In one embodiment, FIG. 8 shows the preparation of the thiolated alginate (TA) that combines sodium alginate and thiol groups with the covalent bonds by forming ester bonds through the dehydration of both the COOH group and the OH group, which conjugates the thiolglycolic acid (TGA) with the sodium alginate molecule. Dissolve 8 g of sodium alginate in 120 mL of distilled water (ddH2O) with a molar ratio of 2:1, then use magnetic stirring under acidic conditions (pH 2) at 70-90° C. for 2 hours, along with 1.72 g of thiolglycolic acid (TGA). After the sodium alginate and thiolglycolic acid (TGA) are mixed, the mixture is poured into 300 ml of 95% ethanol to collect the precipitate of thiolated alginate (TA). The collected TA is then freeze-dried and stored at 4° C. for future use.

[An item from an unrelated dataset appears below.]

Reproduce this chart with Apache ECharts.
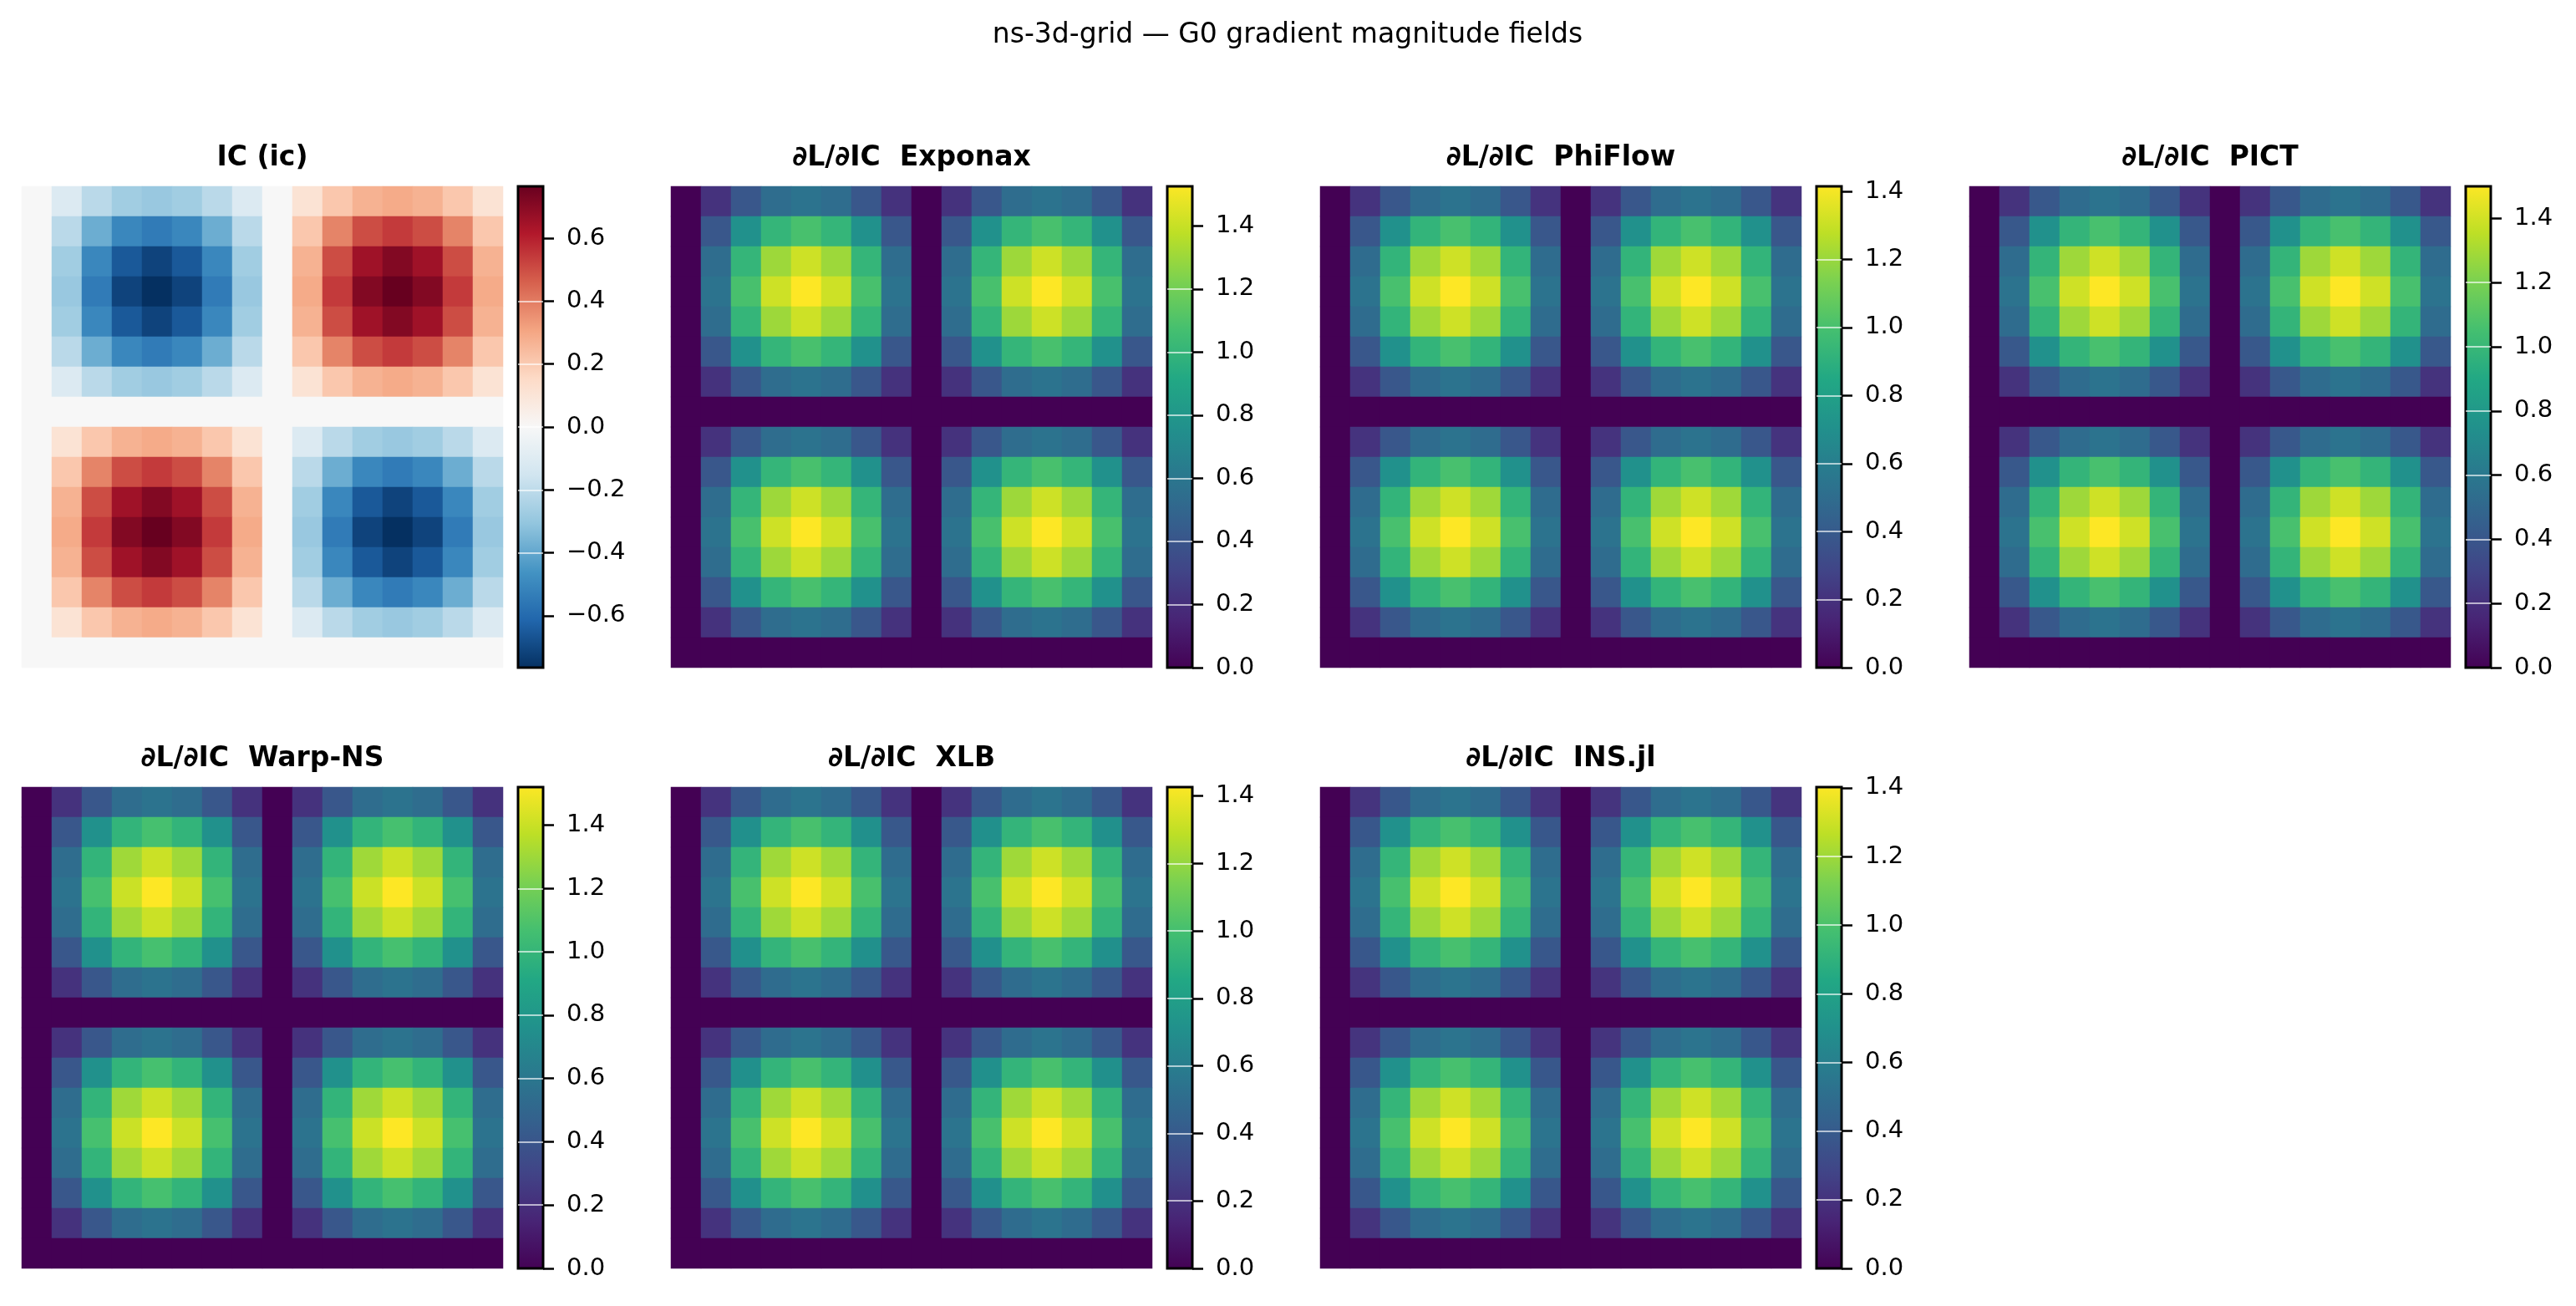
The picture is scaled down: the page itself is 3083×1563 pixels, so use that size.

In one embodiment, alginate-FITC (AF) and thiolated alginate-FITC (TAF) were prepared by labeling alginate and thiolated alginate with FITC, respectively, in mucosal adhesion tests observed under a fluorescence microscope. Dissolve 0.12 g of sodium alginate in 12 mL of sodium acetate buffer (pH 4.9), mix with 50 mg of EDC and 30 mg of NHS, and use magnetic stirring for 30 minutes. NHS refers to N-hydroxysuccinimide. Sodium bicarbonate and 1-ethyl-3-(3-dimethylaminopropyl) carbodiimide (EDC) are added, along with 60 mg of 1,6-diaminohexane, and the reaction is carried out for 4 hours to produce alginateamine. Collect alginate-amine from the precipitate and wash it three times with 95% ethanol. Dissolve the prepared alginateamine in 30 mL of sodium bicarbonate solution (pH 9.0), then add 1 mg of FITC and allow the reaction to proceed for 4 hours. Alginate-FITC (AF) precipitates from 100 mL of 95% ethanol. Freeze-dry and store the obtained product at 4° C. for future use.
The above description and explanations are provided as a description of the preferred examples of the present disclosure. Those skilled in the art would recognize and make modifications based on the scope of the appended claims and the above description. However, these modifications should still fall within the scope of the appended claims for the creative spirit of the present disclosure.